(Plotting code records)
## Begin
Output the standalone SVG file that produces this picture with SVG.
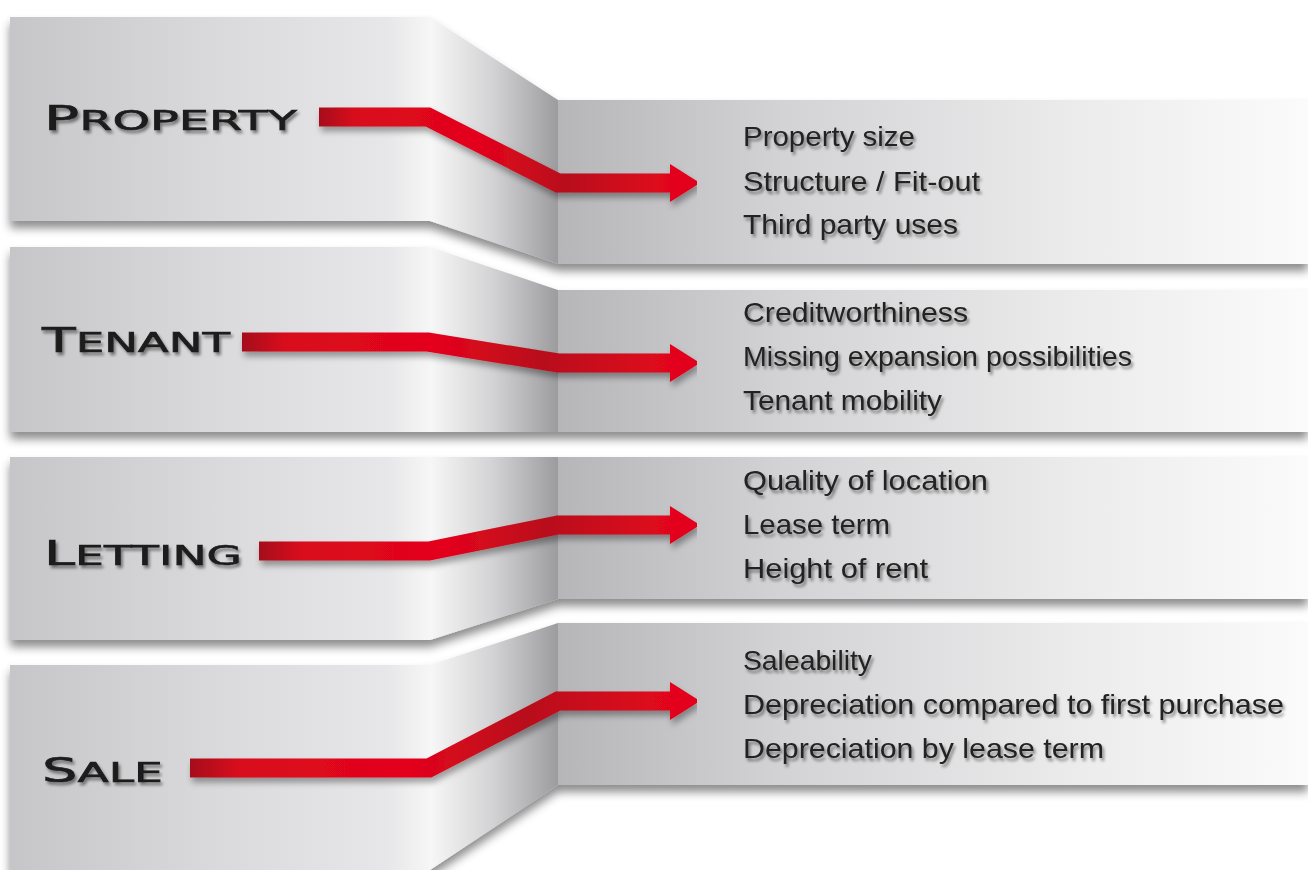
<svg xmlns="http://www.w3.org/2000/svg" width="1308" height="870" viewBox="0 0 1308 870">
<defs>
<linearGradient id="gLeft" gradientUnits="userSpaceOnUse" x1="10" y1="0" x2="430" y2="0">
<stop offset="0" stop-color="#c6c6c8"/>
<stop offset="0.5" stop-color="#dadadc"/>
<stop offset="0.9" stop-color="#e7e7e9"/>
<stop offset="1" stop-color="#f6f6f6"/>
</linearGradient>
<linearGradient id="gSide" gradientUnits="userSpaceOnUse" x1="430" y1="0" x2="558" y2="0">
<stop offset="0" stop-color="#f7f7f7"/>
<stop offset="0.5" stop-color="#d2d2d4"/>
<stop offset="1" stop-color="#9c9c9f"/>
</linearGradient>
<linearGradient id="gRight" gradientUnits="userSpaceOnUse" x1="558" y1="0" x2="1308" y2="0">
<stop offset="0" stop-color="#b6b6b9"/>
<stop offset="0.3" stop-color="#d3d3d5"/>
<stop offset="0.7" stop-color="#ececed"/>
<stop offset="1" stop-color="#fbfbfb"/>
</linearGradient>
<linearGradient id="gArrow" x1="0" y1="0" x2="1" y2="0">
<stop offset="0" stop-color="#a50f1c"/>
<stop offset="0.1" stop-color="#d80a1c"/>
<stop offset="0.45" stop-color="#e4041a"/>
<stop offset="0.7" stop-color="#b80d1b"/>
<stop offset="0.8" stop-color="#c70b1b"/>
<stop offset="1" stop-color="#e3061a"/>
</linearGradient>
<filter id="fBand" x="-5%" y="-10%" width="110%" height="130%">
<feDropShadow dx="0" dy="7" stdDeviation="5" flood-color="#000" flood-opacity="0.45"/>
</filter>
<filter id="fArrow" x="-5%" y="-20%" width="110%" height="160%">
<feDropShadow dx="2" dy="5" stdDeviation="3" flood-color="#000" flood-opacity="0.35"/>
</filter>
<filter id="fText" x="-5%" y="-20%" width="115%" height="160%">
<feDropShadow dx="2" dy="3" stdDeviation="1.6" flood-color="#000" flood-opacity="0.45"/>
</filter>
<marker id="head" markerUnits="userSpaceOnUse" markerWidth="32" markerHeight="42" refX="2" refY="21" orient="auto">
<path d="M0,2 L30,21 L0,40 Z" fill="#e3061a"/>
</marker>
</defs>
<style>
.lf{fill:url(#gLeft)}
.sd{fill:url(#gSide)}
.rt{fill:url(#gRight)}
.band{filter:url(#fBand)}
.lbl{font-family:"DejaVu Sans","Liberation Sans",sans-serif;fill:#1b1b1b;stroke:#1b1b1b;stroke-width:0.6;filter:url(#fText)}
.big{font-size:33px}
.sm{font-size:27px}
.item{font-family:"Liberation Sans","DejaVu Sans",sans-serif;font-size:28px;fill:#222;filter:url(#fText)}
.arr{fill:none;stroke:url(#gArrow);stroke-width:19;stroke-linejoin:miter;marker-end:url(#head)}
</style>
<rect width="1308" height="870" fill="#ffffff"/>

<g id="sale" class="band">
<polygon class="lf" points="10,665 430,665 430,870 10,870"/>
<polygon class="sd" points="430,665 558,623 558,785 430,870"/>
<polygon class="rt" points="558,623 1308,623 1308,785 558,785"/>
</g>
<g id="letting" class="band">
<polygon class="lf" points="10,457 430,457 430,640 10,640"/>
<polygon class="sd" points="430,457 558,457 558,599 430,640"/>
<polygon class="rt" points="558,457 1308,457 1308,599 558,599"/>
</g>
<g id="tenant" class="band">
<polygon class="lf" points="10,247 430,247 430,432 10,432"/>
<polygon class="sd" points="430,247 558,290 558,432 430,432"/>
<polygon class="rt" points="558,290 1308,290 1308,432 558,432"/>
</g>
<g id="property" class="band">
<polygon class="lf" points="10,17 430,17 430,221 10,221"/>
<polygon class="sd" points="430,17 558,100 558,264 430,221"/>
<polygon class="rt" points="558,100 1308,100 1308,264 558,264"/>
</g>

<g id="labels">
<text class="lbl" x="44" y="130" textLength="253" lengthAdjust="spacingAndGlyphs"><tspan class="big">P</tspan><tspan class="sm">ROPERTY</tspan></text>
<text class="lbl" x="42" y="352" textLength="188" lengthAdjust="spacingAndGlyphs"><tspan class="big">T</tspan><tspan class="sm">ENANT</tspan></text>
<text class="lbl" x="44" y="565" textLength="198" lengthAdjust="spacingAndGlyphs"><tspan class="big">L</tspan><tspan class="sm">ETTING</tspan></text>
<text class="lbl" x="42" y="782" textLength="121" lengthAdjust="spacingAndGlyphs"><tspan class="big">S</tspan><tspan class="sm">ALE</tspan></text>
</g>

<g id="connectors" filter="url(#fArrow)">
<path class="arr" d="M319,117 L428,117 L558,183 L672,183"/>
<path class="arr" d="M242,342 L428,342 L558,363 L672,363"/>
<path class="arr" d="M259,551 L429,551 L558,525 L672,525"/>
<path class="arr" d="M190,768 L429,768 L558,701 L672,701"/>
</g>

<g id="property-items">
<text class="item" x="743" y="146" textLength="172" lengthAdjust="spacingAndGlyphs">Property size</text>
<text class="item" x="743" y="191" textLength="237" lengthAdjust="spacingAndGlyphs">Structure / Fit-out</text>
<text class="item" x="743" y="234" textLength="215" lengthAdjust="spacingAndGlyphs">Third party uses</text>
</g>
<g id="tenant-items">
<text class="item" x="743" y="322" textLength="225" lengthAdjust="spacingAndGlyphs">Creditworthiness</text>
<text class="item" x="743" y="366" textLength="389" lengthAdjust="spacingAndGlyphs">Missing expansion possibilities</text>
<text class="item" x="743" y="410" textLength="199" lengthAdjust="spacingAndGlyphs">Tenant mobility</text>
</g>
<g id="letting-items">
<text class="item" x="743" y="490" textLength="245" lengthAdjust="spacingAndGlyphs">Quality of location</text>
<text class="item" x="743" y="534" textLength="147" lengthAdjust="spacingAndGlyphs">Lease term</text>
<text class="item" x="743" y="578" textLength="185" lengthAdjust="spacingAndGlyphs">Height of rent</text>
</g>
<g id="sale-items">
<text class="item" x="743" y="670" textLength="129" lengthAdjust="spacingAndGlyphs">Saleability</text>
<text class="item" x="743" y="714" textLength="541" lengthAdjust="spacingAndGlyphs">Depreciation compared to first purchase</text>
<text class="item" x="743" y="758" textLength="361" lengthAdjust="spacingAndGlyphs">Depreciation by lease term</text>
</g>
</svg>
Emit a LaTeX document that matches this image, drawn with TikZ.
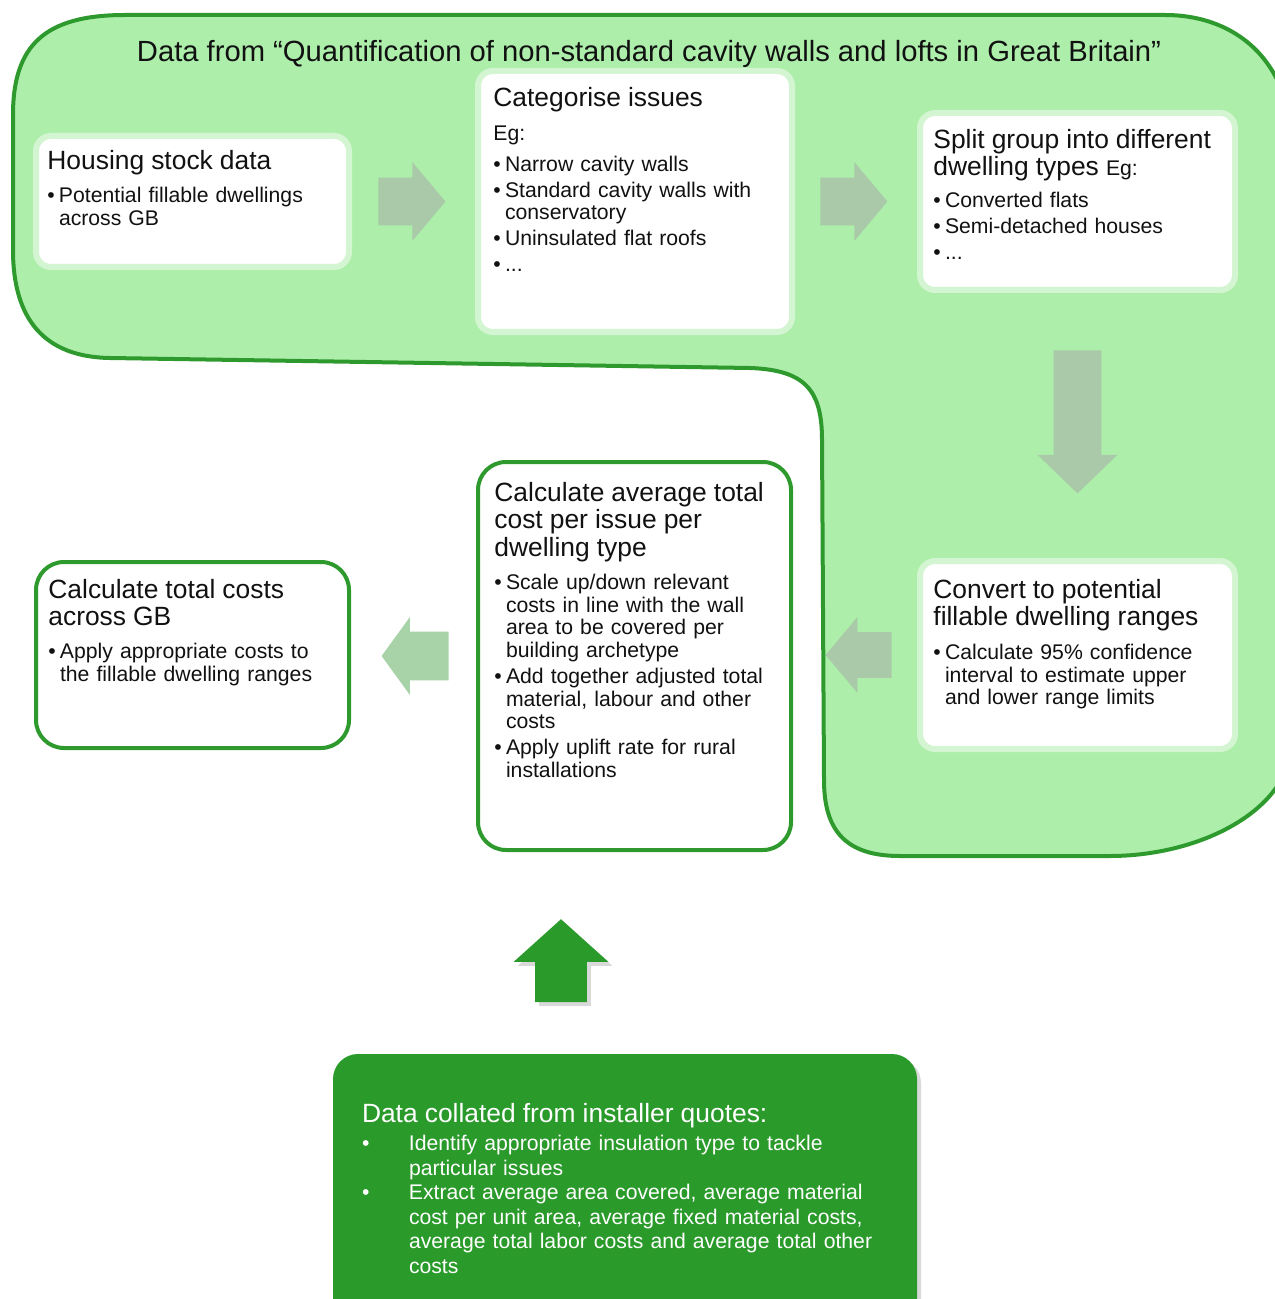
## End
TASK GOAL
Give every line above again exactly, with no pictures.

RESULT
Output the standalone SVG file that produces this picture with SVG.
<svg xmlns="http://www.w3.org/2000/svg" width="1308" height="870" viewBox="0 0 1308 870">
<defs>
<linearGradient id="gLeft" gradientUnits="userSpaceOnUse" x1="10" y1="0" x2="430" y2="0">
<stop offset="0" stop-color="#c6c6c8"/>
<stop offset="0.5" stop-color="#dadadc"/>
<stop offset="0.9" stop-color="#e7e7e9"/>
<stop offset="1" stop-color="#f6f6f6"/>
</linearGradient>
<linearGradient id="gSide" gradientUnits="userSpaceOnUse" x1="430" y1="0" x2="558" y2="0">
<stop offset="0" stop-color="#f7f7f7"/>
<stop offset="0.5" stop-color="#d2d2d4"/>
<stop offset="1" stop-color="#9c9c9f"/>
</linearGradient>
<linearGradient id="gRight" gradientUnits="userSpaceOnUse" x1="558" y1="0" x2="1308" y2="0">
<stop offset="0" stop-color="#b6b6b9"/>
<stop offset="0.3" stop-color="#d3d3d5"/>
<stop offset="0.7" stop-color="#ececed"/>
<stop offset="1" stop-color="#fbfbfb"/>
</linearGradient>
<linearGradient id="gArrow" x1="0" y1="0" x2="1" y2="0">
<stop offset="0" stop-color="#a50f1c"/>
<stop offset="0.1" stop-color="#d80a1c"/>
<stop offset="0.45" stop-color="#e4041a"/>
<stop offset="0.7" stop-color="#b80d1b"/>
<stop offset="0.8" stop-color="#c70b1b"/>
<stop offset="1" stop-color="#e3061a"/>
</linearGradient>
<filter id="fBand" x="-5%" y="-10%" width="110%" height="130%">
<feDropShadow dx="0" dy="7" stdDeviation="5" flood-color="#000" flood-opacity="0.45"/>
</filter>
<filter id="fArrow" x="-5%" y="-20%" width="110%" height="160%">
<feDropShadow dx="2" dy="5" stdDeviation="3" flood-color="#000" flood-opacity="0.35"/>
</filter>
<filter id="fText" x="-5%" y="-20%" width="115%" height="160%">
<feDropShadow dx="2" dy="3" stdDeviation="1.6" flood-color="#000" flood-opacity="0.45"/>
</filter>
<marker id="head" markerUnits="userSpaceOnUse" markerWidth="32" markerHeight="42" refX="2" refY="21" orient="auto">
<path d="M0,2 L30,21 L0,40 Z" fill="#e3061a"/>
</marker>
</defs>
<style>
.lf{fill:url(#gLeft)}
.sd{fill:url(#gSide)}
.rt{fill:url(#gRight)}
.band{filter:url(#fBand)}
.lbl{font-family:"DejaVu Sans","Liberation Sans",sans-serif;fill:#1b1b1b;stroke:#1b1b1b;stroke-width:0.6;filter:url(#fText)}
.big{font-size:33px}
.sm{font-size:27px}
.item{font-family:"Liberation Sans","DejaVu Sans",sans-serif;font-size:28px;fill:#222;filter:url(#fText)}
.arr{fill:none;stroke:url(#gArrow);stroke-width:19;stroke-linejoin:miter;marker-end:url(#head)}
</style>
<rect width="1308" height="870" fill="#ffffff"/>

<g id="sale" class="band">
<polygon class="lf" points="10,665 430,665 430,870 10,870"/>
<polygon class="sd" points="430,665 558,623 558,785 430,870"/>
<polygon class="rt" points="558,623 1308,623 1308,785 558,785"/>
</g>
<g id="letting" class="band">
<polygon class="lf" points="10,457 430,457 430,640 10,640"/>
<polygon class="sd" points="430,457 558,457 558,599 430,640"/>
<polygon class="rt" points="558,457 1308,457 1308,599 558,599"/>
</g>
<g id="tenant" class="band">
<polygon class="lf" points="10,247 430,247 430,432 10,432"/>
<polygon class="sd" points="430,247 558,290 558,432 430,432"/>
<polygon class="rt" points="558,290 1308,290 1308,432 558,432"/>
</g>
<g id="property" class="band">
<polygon class="lf" points="10,17 430,17 430,221 10,221"/>
<polygon class="sd" points="430,17 558,100 558,264 430,221"/>
<polygon class="rt" points="558,100 1308,100 1308,264 558,264"/>
</g>

<g id="labels">
<text class="lbl" x="44" y="130" textLength="253" lengthAdjust="spacingAndGlyphs"><tspan class="big">P</tspan><tspan class="sm">ROPERTY</tspan></text>
<text class="lbl" x="42" y="352" textLength="188" lengthAdjust="spacingAndGlyphs"><tspan class="big">T</tspan><tspan class="sm">ENANT</tspan></text>
<text class="lbl" x="44" y="565" textLength="198" lengthAdjust="spacingAndGlyphs"><tspan class="big">L</tspan><tspan class="sm">ETTING</tspan></text>
<text class="lbl" x="42" y="782" textLength="121" lengthAdjust="spacingAndGlyphs"><tspan class="big">S</tspan><tspan class="sm">ALE</tspan></text>
</g>

<g id="connectors" filter="url(#fArrow)">
<path class="arr" d="M319,117 L428,117 L558,183 L672,183"/>
<path class="arr" d="M242,342 L428,342 L558,363 L672,363"/>
<path class="arr" d="M259,551 L429,551 L558,525 L672,525"/>
<path class="arr" d="M190,768 L429,768 L558,701 L672,701"/>
</g>

<g id="property-items">
<text class="item" x="743" y="146" textLength="172" lengthAdjust="spacingAndGlyphs">Property size</text>
<text class="item" x="743" y="191" textLength="237" lengthAdjust="spacingAndGlyphs">Structure / Fit-out</text>
<text class="item" x="743" y="234" textLength="215" lengthAdjust="spacingAndGlyphs">Third party uses</text>
</g>
<g id="tenant-items">
<text class="item" x="743" y="322" textLength="225" lengthAdjust="spacingAndGlyphs">Creditworthiness</text>
<text class="item" x="743" y="366" textLength="389" lengthAdjust="spacingAndGlyphs">Missing expansion possibilities</text>
<text class="item" x="743" y="410" textLength="199" lengthAdjust="spacingAndGlyphs">Tenant mobility</text>
</g>
<g id="letting-items">
<text class="item" x="743" y="490" textLength="245" lengthAdjust="spacingAndGlyphs">Quality of location</text>
<text class="item" x="743" y="534" textLength="147" lengthAdjust="spacingAndGlyphs">Lease term</text>
<text class="item" x="743" y="578" textLength="185" lengthAdjust="spacingAndGlyphs">Height of rent</text>
</g>
<g id="sale-items">
<text class="item" x="743" y="670" textLength="129" lengthAdjust="spacingAndGlyphs">Saleability</text>
<text class="item" x="743" y="714" textLength="541" lengthAdjust="spacingAndGlyphs">Depreciation compared to first purchase</text>
<text class="item" x="743" y="758" textLength="361" lengthAdjust="spacingAndGlyphs">Depreciation by lease term</text>
</g>
</svg>
Emit a LaTeX document that matches this image, drawn with TikZ.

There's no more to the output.